Temple University’s Charles L. Blockson Afro-American Collection honors one of the nation’s most prolific scholars Molefi Kete Asante, who is Professor Department of Africology at Temple University in Philadelphia.
Asante is the author of 100 books and is often called the most published African American intellectual. He is the President of the Molefi Kete Asante Institute for Afrocentric Studies, located in Philadelphia. Asante is Professor Extraordinarius at the University of South Africa.
Asante has received honorary degrees from five universities and is recognized for founding the first PhD program in African American Studies in the nation. He founded the doctoral program at Temple University in l988. Since 1990 more than 200 students have received doctorates from the program. Asante himself has directed over 130 dissertations in his career at UCLA, SUNY Buffalo and Temple University. He is the Founding Editor, Journal of Black Studies and first director of UCLA’s Center for Afro-American Studies.
The Blockson will exhibit all 100 books by Asante, including the 100th, “Being Human Being: Transforming the Race Discourse,” written with Nah Dove.

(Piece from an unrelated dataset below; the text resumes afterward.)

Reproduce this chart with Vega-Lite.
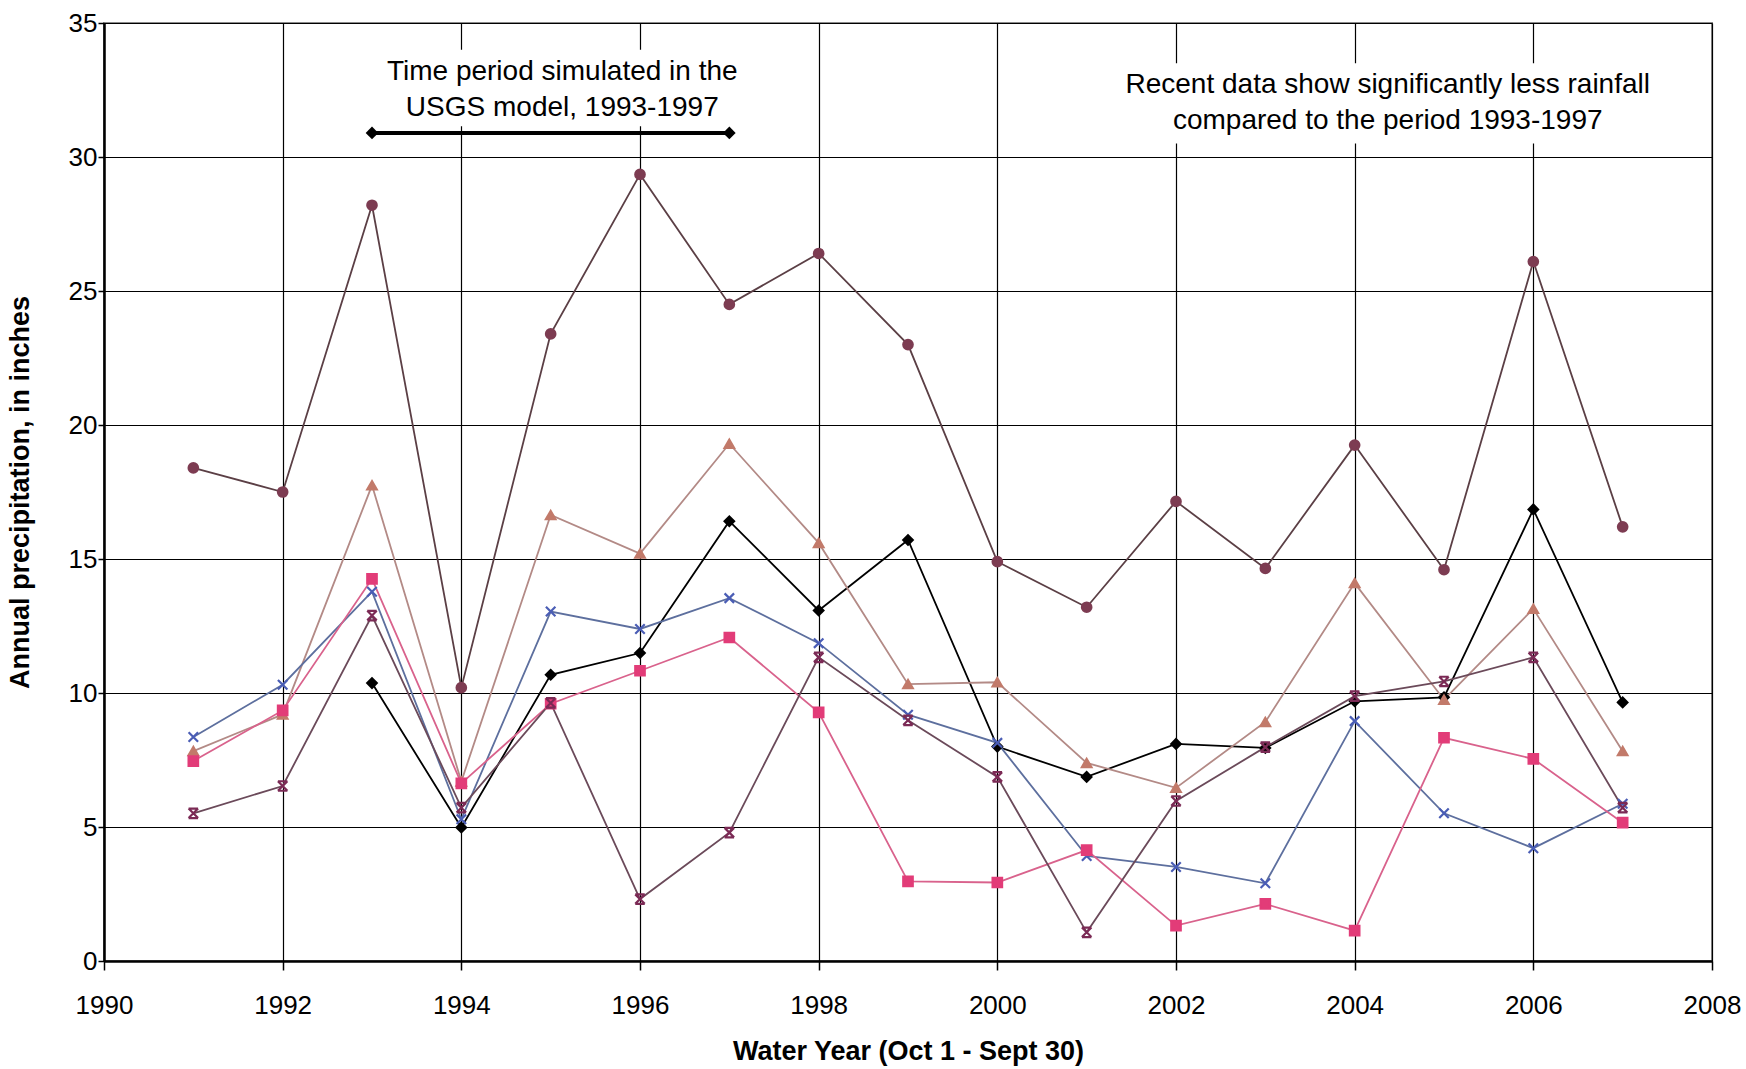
{
  "$schema": "https://vega.github.io/schema/vega-lite/v6.json",
  "width": 1608,
  "height": 938,
  "autosize": {"type": "none"},
  "padding": {"left": 104, "top": 23, "right": 34, "bottom": 108},
  "background": "white",
  "config": {
    "font": "Liberation Sans",
    "view": {"stroke": "#8a8a8a", "strokeWidth": 2}
  },
  "datasets": {
    "precip": [
      {"year": 1991, "value": 18.4, "series": "Site 1"},
      {"year": 1992, "value": 17.5, "series": "Site 1"},
      {"year": 1993, "value": 28.2, "series": "Site 1"},
      {"year": 1994, "value": 10.2, "series": "Site 1"},
      {"year": 1995, "value": 23.4, "series": "Site 1"},
      {"year": 1996, "value": 29.35, "series": "Site 1"},
      {"year": 1997, "value": 24.5, "series": "Site 1"},
      {"year": 1998, "value": 26.4, "series": "Site 1"},
      {"year": 1999, "value": 23.0, "series": "Site 1"},
      {"year": 2000, "value": 14.9, "series": "Site 1"},
      {"year": 2001, "value": 13.2, "series": "Site 1"},
      {"year": 2002, "value": 17.15, "series": "Site 1"},
      {"year": 2003, "value": 14.65, "series": "Site 1"},
      {"year": 2004, "value": 19.25, "series": "Site 1"},
      {"year": 2005, "value": 14.6, "series": "Site 1"},
      {"year": 2006, "value": 26.1, "series": "Site 1"},
      {"year": 2007, "value": 16.2, "series": "Site 1"},

      {"year": 1993, "value": 10.37, "series": "Site 2"},
      {"year": 1994, "value": 4.98, "series": "Site 2"},
      {"year": 1995, "value": 10.68, "series": "Site 2"},
      {"year": 1996, "value": 11.49, "series": "Site 2"},
      {"year": 1997, "value": 16.41, "series": "Site 2"},
      {"year": 1998, "value": 13.08, "series": "Site 2"},
      {"year": 1999, "value": 15.71, "series": "Site 2"},
      {"year": 2000, "value": 8.0, "series": "Site 2"},
      {"year": 2001, "value": 6.87, "series": "Site 2"},
      {"year": 2002, "value": 8.1, "series": "Site 2"},
      {"year": 2003, "value": 7.95, "series": "Site 2"},
      {"year": 2004, "value": 9.69, "series": "Site 2"},
      {"year": 2005, "value": 9.84, "series": "Site 2"},
      {"year": 2006, "value": 16.85, "series": "Site 2"},
      {"year": 2007, "value": 9.65, "series": "Site 2"},

      {"year": 1991, "value": 7.83, "series": "Site 3"},
      {"year": 1992, "value": 9.2, "series": "Site 3"},
      {"year": 1993, "value": 17.75, "series": "Site 3"},
      {"year": 1994, "value": 6.7, "series": "Site 3"},
      {"year": 1995, "value": 16.64, "series": "Site 3"},
      {"year": 1996, "value": 15.2, "series": "Site 3"},
      {"year": 1997, "value": 19.3, "series": "Site 3"},
      {"year": 1998, "value": 15.6, "series": "Site 3"},
      {"year": 1999, "value": 10.33, "series": "Site 3"},
      {"year": 2000, "value": 10.4, "series": "Site 3"},
      {"year": 2001, "value": 7.39, "series": "Site 3"},
      {"year": 2002, "value": 6.46, "series": "Site 3"},
      {"year": 2003, "value": 8.92, "series": "Site 3"},
      {"year": 2004, "value": 14.1, "series": "Site 3"},
      {"year": 2005, "value": 9.75, "series": "Site 3"},
      {"year": 2006, "value": 13.14, "series": "Site 3"},
      {"year": 2007, "value": 7.83, "series": "Site 3"},

      {"year": 1991, "value": 8.36, "series": "Site 4"},
      {"year": 1992, "value": 10.31, "series": "Site 4"},
      {"year": 1993, "value": 13.78, "series": "Site 4"},
      {"year": 1994, "value": 5.29, "series": "Site 4"},
      {"year": 1995, "value": 13.04, "series": "Site 4"},
      {"year": 1996, "value": 12.39, "series": "Site 4"},
      {"year": 1997, "value": 13.54, "series": "Site 4"},
      {"year": 1998, "value": 11.86, "series": "Site 4"},
      {"year": 1999, "value": 9.19, "series": "Site 4"},
      {"year": 2000, "value": 8.14, "series": "Site 4"},
      {"year": 2001, "value": 3.92, "series": "Site 4"},
      {"year": 2002, "value": 3.51, "series": "Site 4"},
      {"year": 2003, "value": 2.9, "series": "Site 4"},
      {"year": 2004, "value": 8.95, "series": "Site 4"},
      {"year": 2005, "value": 5.51, "series": "Site 4"},
      {"year": 2006, "value": 4.21, "series": "Site 4"},
      {"year": 2007, "value": 5.87, "series": "Site 4"},

      {"year": 1991, "value": 7.46, "series": "Site 5"},
      {"year": 1992, "value": 9.35, "series": "Site 5"},
      {"year": 1993, "value": 14.26, "series": "Site 5"},
      {"year": 1994, "value": 6.63, "series": "Site 5"},
      {"year": 1995, "value": 9.6, "series": "Site 5"},
      {"year": 1996, "value": 10.83, "series": "Site 5"},
      {"year": 1997, "value": 12.07, "series": "Site 5"},
      {"year": 1998, "value": 9.28, "series": "Site 5"},
      {"year": 1999, "value": 2.97, "series": "Site 5"},
      {"year": 2000, "value": 2.93, "series": "Site 5"},
      {"year": 2001, "value": 4.14, "series": "Site 5"},
      {"year": 2002, "value": 1.32, "series": "Site 5"},
      {"year": 2003, "value": 2.13, "series": "Site 5"},
      {"year": 2004, "value": 1.13, "series": "Site 5"},
      {"year": 2005, "value": 8.33, "series": "Site 5"},
      {"year": 2006, "value": 7.54, "series": "Site 5"},
      {"year": 2007, "value": 5.16, "series": "Site 5"},

      {"year": 1991, "value": 5.51, "series": "Site 6"},
      {"year": 1992, "value": 6.53, "series": "Site 6"},
      {"year": 1993, "value": 12.89, "series": "Site 6"},
      {"year": 1994, "value": 5.72, "series": "Site 6"},
      {"year": 1995, "value": 9.63, "series": "Site 6"},
      {"year": 1996, "value": 2.31, "series": "Site 6"},
      {"year": 1997, "value": 4.79, "series": "Site 6"},
      {"year": 1998, "value": 11.33, "series": "Site 6"},
      {"year": 1999, "value": 8.98, "series": "Site 6"},
      {"year": 2000, "value": 6.87, "series": "Site 6"},
      {"year": 2001, "value": 1.07, "series": "Site 6"},
      {"year": 2002, "value": 5.97, "series": "Site 6"},
      {"year": 2003, "value": 7.98, "series": "Site 6"},
      {"year": 2004, "value": 9.88, "series": "Site 6"},
      {"year": 2005, "value": 10.43, "series": "Site 6"},
      {"year": 2006, "value": 11.33, "series": "Site 6"},
      {"year": 2007, "value": 5.72, "series": "Site 6"}
    ],
    "period": [
      {"year": 1993, "value": 30.9},
      {"year": 1997, "value": 30.9}
    ],
    "notes": [
      {"year": 1995.13, "value": 32.88, "note": "Time period simulated in the\nUSGS model, 1993-1997"},
      {"year": 2004.37, "value": 32.39, "note": "Recent data show significantly less rainfall\ncompared to the period 1993-1997"}
    ],
    "noteboxes": [
      {"year": 1993.1, "year_end": 1997.15, "value": 34.0, "value_end": 31.15},
      {"year": 2001.3, "year_end": 2007.45, "value": 33.5, "value_end": 30.5}
    ]
  },
  "encoding": {
    "x": {
      "field": "year",
      "type": "quantitative",
      "scale": {"domain": [1990, 2008], "nice": false, "zero": false},
      "axis": {
        "title": "Water Year (Oct 1 - Sept 30)",
        "values": [1990, 1992, 1994, 1996, 1998, 2000, 2002, 2004, 2006, 2008],
        "format": "d",
        "grid": true,
        "gridColor": "#000000",
        "gridWidth": 1.2,
        "gridOpacity": 1,
        "domainColor": "#000000",
        "domainWidth": 2.5,
        "tickColor": "#000000",
        "tickSize": 9,
        "tickWidth": 1.5,
        "labelFontSize": 26,
        "labelColor": "#000000",
        "labelBaseline": "alphabetic",
        "labelPadding": 43,
        "labelFlush": false,
        "labelOverlap": false,
        "titleFontSize": 27,
        "titleFontWeight": "bold",
        "titleColor": "#000000",
        "titleBaseline": "alphabetic",
        "titleY": 98
      }
    },
    "y": {
      "field": "value",
      "type": "quantitative",
      "scale": {"domain": [0, 35], "nice": false, "zero": true},
      "axis": {
        "title": "Annual precipitation, in inches",
        "values": [0, 5, 10, 15, 20, 25, 30, 35],
        "grid": true,
        "gridColor": "#000000",
        "gridWidth": 1.2,
        "gridOpacity": 1,
        "domainColor": "#000000",
        "domainWidth": 2.5,
        "tickColor": "#000000",
        "tickSize": 6,
        "tickWidth": 1.5,
        "labelFontSize": 26,
        "labelColor": "#000000",
        "labelPadding": 1,
        "labelFlush": false,
        "labelOverlap": false,
        "titleFontSize": 27,
        "titleFontWeight": "bold",
        "titleColor": "#000000",
        "titleAngle": -90,
        "titleBaseline": "alphabetic",
        "titleX": -76
      }
    }
  },
  "layer": [
    {
      "data": {"name": "noteboxes"},
      "mark": {"type": "rect", "color": "#ffffff", "opacity": 1},
      "encoding": {
        "x2": {"field": "year_end"},
        "y2": {"field": "value_end"}
      }
    },
    {
      "data": {"name": "precip"},
      "mark": {"type": "line", "strokeWidth": 1.8},
      "encoding": {
        "color": {
          "field": "series",
          "type": "nominal",
          "legend": null,
          "scale": {
            "domain": ["Site 1", "Site 2", "Site 3", "Site 4", "Site 5", "Site 6"],
            "range": ["#5b3f45", "#000000", "#b38a86", "#5d6f9e", "#d9628c", "#6b4a5a"]
          }
        }
      }
    },
    {
      "data": {"name": "precip"},
      "mark": {"type": "point", "filled": true, "size": 90, "strokeWidth": 2.2, "opacity": 1},
      "encoding": {
        "shape": {
          "field": "series",
          "type": "nominal",
          "legend": null,
          "scale": {
            "domain": ["Site 1", "Site 2", "Site 3", "Site 4", "Site 5", "Site 6"],
            "range": ["circle", "diamond", "triangle-up", "M-1,-1L1,1M1,-1L-1,1", "square", "M-1,-1L1,1M1,-1L-1,1M-1,-1L1,-1M-1,1L1,1"]
          }
        },
        "fill": {
          "field": "series",
          "type": "nominal",
          "legend": null,
          "scale": {
            "domain": ["Site 1", "Site 2", "Site 3", "Site 4", "Site 5", "Site 6"],
            "range": ["#7d3c52", "#000000", "#c27a6a", "#4a5db5", "#e23c78", "#7b2a55"]
          }
        },
        "stroke": {
          "field": "series",
          "type": "nominal",
          "legend": null,
          "scale": {
            "domain": ["Site 1", "Site 2", "Site 3", "Site 4", "Site 5", "Site 6"],
            "range": ["#7d3c52", "#000000", "#c27a6a", "#4a5db5", "#e23c78", "#7b2a55"]
          }
        }
      }
    },
    {
      "data": {"name": "period"},
      "mark": {"type": "line", "color": "#000000", "strokeWidth": 4}
    },
    {
      "data": {"name": "period"},
      "mark": {"type": "point", "shape": "diamond", "filled": true, "color": "#000000", "size": 160, "opacity": 1}
    },
    {
      "data": {"name": "notes"},
      "mark": {
        "type": "text",
        "fontSize": 28,
        "lineHeight": 36,
        "lineBreak": "\n",
        "align": "center",
        "baseline": "alphabetic",
        "color": "#000000"
      },
      "encoding": {
        "text": {"field": "note", "type": "nominal"}
      }
    }
  ]
}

The first African American history book written strictly for high schools, “African American History: A Journey of Liberation” will also be on exhibit alongside Asante’s famous trilogy: “Afrocentricity: The Theory of Social Change” “The Afrocentric Idea” and “The Afrocentric Manifesto.”
His novel, “Scattered to the Wind,” and his first memoir, “As I Run Toward Africa,” will also be among the books exhibited. Asante has published more than 500 articles and is considered one of the most quoted living African American authors as well as one of the most distinguished thinkers in the African world.